- **REQUIRED WORK**
From the first line of the listing below to the line with "lowerF2, lowerA, lowerB];", print each line exactly, and nothing more. Leave out the pictures.

— Begin —

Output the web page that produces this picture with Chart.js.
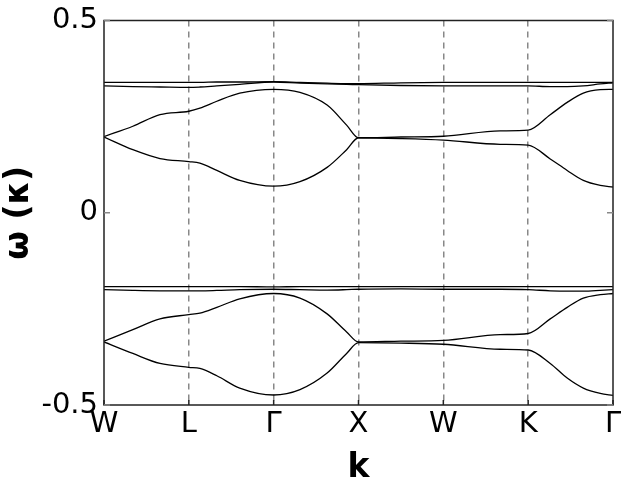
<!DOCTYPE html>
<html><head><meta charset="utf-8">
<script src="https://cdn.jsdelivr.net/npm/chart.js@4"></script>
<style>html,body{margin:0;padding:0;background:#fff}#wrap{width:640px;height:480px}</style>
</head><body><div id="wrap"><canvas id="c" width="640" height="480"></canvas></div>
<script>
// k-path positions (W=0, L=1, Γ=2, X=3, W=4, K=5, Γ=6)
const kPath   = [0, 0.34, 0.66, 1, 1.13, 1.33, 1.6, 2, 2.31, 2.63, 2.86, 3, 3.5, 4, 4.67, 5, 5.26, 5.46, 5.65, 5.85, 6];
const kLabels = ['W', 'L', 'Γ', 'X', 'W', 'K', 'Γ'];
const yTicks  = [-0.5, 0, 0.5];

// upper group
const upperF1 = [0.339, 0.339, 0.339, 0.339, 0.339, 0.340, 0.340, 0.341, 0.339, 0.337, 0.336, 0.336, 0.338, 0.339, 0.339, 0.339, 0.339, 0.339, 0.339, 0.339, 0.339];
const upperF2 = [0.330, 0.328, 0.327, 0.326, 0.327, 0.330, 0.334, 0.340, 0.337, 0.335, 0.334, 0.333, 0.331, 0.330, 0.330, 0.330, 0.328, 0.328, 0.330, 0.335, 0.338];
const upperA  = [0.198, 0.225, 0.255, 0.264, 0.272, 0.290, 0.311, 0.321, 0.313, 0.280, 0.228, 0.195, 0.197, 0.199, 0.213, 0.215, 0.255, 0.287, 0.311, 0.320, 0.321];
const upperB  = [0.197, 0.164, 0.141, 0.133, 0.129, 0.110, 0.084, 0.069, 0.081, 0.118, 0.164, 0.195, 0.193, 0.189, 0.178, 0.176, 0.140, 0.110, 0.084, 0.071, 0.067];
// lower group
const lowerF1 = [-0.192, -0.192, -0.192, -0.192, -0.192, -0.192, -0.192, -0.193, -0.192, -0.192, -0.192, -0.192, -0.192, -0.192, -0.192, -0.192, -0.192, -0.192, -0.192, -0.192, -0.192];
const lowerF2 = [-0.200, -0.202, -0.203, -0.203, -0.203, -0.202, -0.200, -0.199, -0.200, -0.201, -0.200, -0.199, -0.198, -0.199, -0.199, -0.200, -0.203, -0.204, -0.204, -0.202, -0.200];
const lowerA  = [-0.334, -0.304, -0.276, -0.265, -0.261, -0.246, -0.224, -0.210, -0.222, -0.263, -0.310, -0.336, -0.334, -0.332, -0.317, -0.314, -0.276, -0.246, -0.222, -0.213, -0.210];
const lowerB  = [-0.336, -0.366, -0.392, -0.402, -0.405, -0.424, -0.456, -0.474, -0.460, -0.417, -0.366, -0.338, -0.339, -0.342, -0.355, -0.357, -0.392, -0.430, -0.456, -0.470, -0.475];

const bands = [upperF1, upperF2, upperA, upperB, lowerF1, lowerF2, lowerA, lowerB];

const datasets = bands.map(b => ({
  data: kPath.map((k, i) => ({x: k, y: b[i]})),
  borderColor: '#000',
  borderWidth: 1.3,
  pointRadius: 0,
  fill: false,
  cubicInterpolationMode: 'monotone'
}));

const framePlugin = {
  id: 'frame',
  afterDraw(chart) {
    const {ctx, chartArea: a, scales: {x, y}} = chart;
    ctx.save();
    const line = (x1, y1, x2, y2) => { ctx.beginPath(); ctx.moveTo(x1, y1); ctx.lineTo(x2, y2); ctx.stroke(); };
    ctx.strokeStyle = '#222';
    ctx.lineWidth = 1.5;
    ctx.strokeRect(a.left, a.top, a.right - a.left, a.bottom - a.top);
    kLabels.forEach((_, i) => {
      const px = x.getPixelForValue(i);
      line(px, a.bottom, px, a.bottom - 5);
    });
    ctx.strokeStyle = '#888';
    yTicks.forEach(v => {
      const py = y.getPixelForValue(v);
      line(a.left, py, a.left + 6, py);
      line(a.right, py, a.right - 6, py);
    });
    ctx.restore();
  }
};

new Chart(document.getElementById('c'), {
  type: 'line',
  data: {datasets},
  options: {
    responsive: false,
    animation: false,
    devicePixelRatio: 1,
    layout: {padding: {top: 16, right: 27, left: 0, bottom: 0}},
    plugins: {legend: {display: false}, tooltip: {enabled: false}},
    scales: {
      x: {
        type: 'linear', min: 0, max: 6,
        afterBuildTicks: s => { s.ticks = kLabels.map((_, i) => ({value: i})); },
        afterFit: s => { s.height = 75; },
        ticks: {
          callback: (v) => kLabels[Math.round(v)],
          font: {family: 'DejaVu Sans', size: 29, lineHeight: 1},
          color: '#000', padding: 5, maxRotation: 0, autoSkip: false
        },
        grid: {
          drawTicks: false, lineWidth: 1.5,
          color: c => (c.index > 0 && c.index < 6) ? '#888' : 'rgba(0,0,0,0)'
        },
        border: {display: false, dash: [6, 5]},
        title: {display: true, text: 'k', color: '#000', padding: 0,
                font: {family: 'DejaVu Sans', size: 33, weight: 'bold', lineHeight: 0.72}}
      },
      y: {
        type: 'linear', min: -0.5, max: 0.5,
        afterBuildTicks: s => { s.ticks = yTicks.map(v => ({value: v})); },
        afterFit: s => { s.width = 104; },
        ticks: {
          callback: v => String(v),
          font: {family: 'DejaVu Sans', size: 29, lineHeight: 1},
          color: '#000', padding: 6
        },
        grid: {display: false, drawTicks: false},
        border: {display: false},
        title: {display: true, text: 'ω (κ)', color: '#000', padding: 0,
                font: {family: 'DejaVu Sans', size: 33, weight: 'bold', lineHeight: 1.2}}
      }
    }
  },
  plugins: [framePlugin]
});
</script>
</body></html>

— End —

- **SOLUTION TO THIS EXERCISE**
Output the web page that produces this picture with Chart.js.
<!DOCTYPE html>
<html><head><meta charset="utf-8">
<script src="https://cdn.jsdelivr.net/npm/chart.js@4"></script>
<style>html,body{margin:0;padding:0;background:#fff}#wrap{width:640px;height:480px}</style>
</head><body><div id="wrap"><canvas id="c" width="640" height="480"></canvas></div>
<script>
// k-path positions (W=0, L=1, Γ=2, X=3, W=4, K=5, Γ=6)
const kPath   = [0, 0.34, 0.66, 1, 1.13, 1.33, 1.6, 2, 2.31, 2.63, 2.86, 3, 3.5, 4, 4.67, 5, 5.26, 5.46, 5.65, 5.85, 6];
const kLabels = ['W', 'L', 'Γ', 'X', 'W', 'K', 'Γ'];
const yTicks  = [-0.5, 0, 0.5];

// upper group
const upperF1 = [0.339, 0.339, 0.339, 0.339, 0.339, 0.340, 0.340, 0.341, 0.339, 0.337, 0.336, 0.336, 0.338, 0.339, 0.339, 0.339, 0.339, 0.339, 0.339, 0.339, 0.339];
const upperF2 = [0.330, 0.328, 0.327, 0.326, 0.327, 0.330, 0.334, 0.340, 0.337, 0.335, 0.334, 0.333, 0.331, 0.330, 0.330, 0.330, 0.328, 0.328, 0.330, 0.335, 0.338];
const upperA  = [0.198, 0.225, 0.255, 0.264, 0.272, 0.290, 0.311, 0.321, 0.313, 0.280, 0.228, 0.195, 0.197, 0.199, 0.213, 0.215, 0.255, 0.287, 0.311, 0.320, 0.321];
const upperB  = [0.197, 0.164, 0.141, 0.133, 0.129, 0.110, 0.084, 0.069, 0.081, 0.118, 0.164, 0.195, 0.193, 0.189, 0.178, 0.176, 0.140, 0.110, 0.084, 0.071, 0.067];
// lower group
const lowerF1 = [-0.192, -0.192, -0.192, -0.192, -0.192, -0.192, -0.192, -0.193, -0.192, -0.192, -0.192, -0.192, -0.192, -0.192, -0.192, -0.192, -0.192, -0.192, -0.192, -0.192, -0.192];
const lowerF2 = [-0.200, -0.202, -0.203, -0.203, -0.203, -0.202, -0.200, -0.199, -0.200, -0.201, -0.200, -0.199, -0.198, -0.199, -0.199, -0.200, -0.203, -0.204, -0.204, -0.202, -0.200];
const lowerA  = [-0.334, -0.304, -0.276, -0.265, -0.261, -0.246, -0.224, -0.210, -0.222, -0.263, -0.310, -0.336, -0.334, -0.332, -0.317, -0.314, -0.276, -0.246, -0.222, -0.213, -0.210];
const lowerB  = [-0.336, -0.366, -0.392, -0.402, -0.405, -0.424, -0.456, -0.474, -0.460, -0.417, -0.366, -0.338, -0.339, -0.342, -0.355, -0.357, -0.392, -0.430, -0.456, -0.470, -0.475];

const bands = [upperF1, upperF2, upperA, upperB, lowerF1, lowerF2, lowerA, lowerB];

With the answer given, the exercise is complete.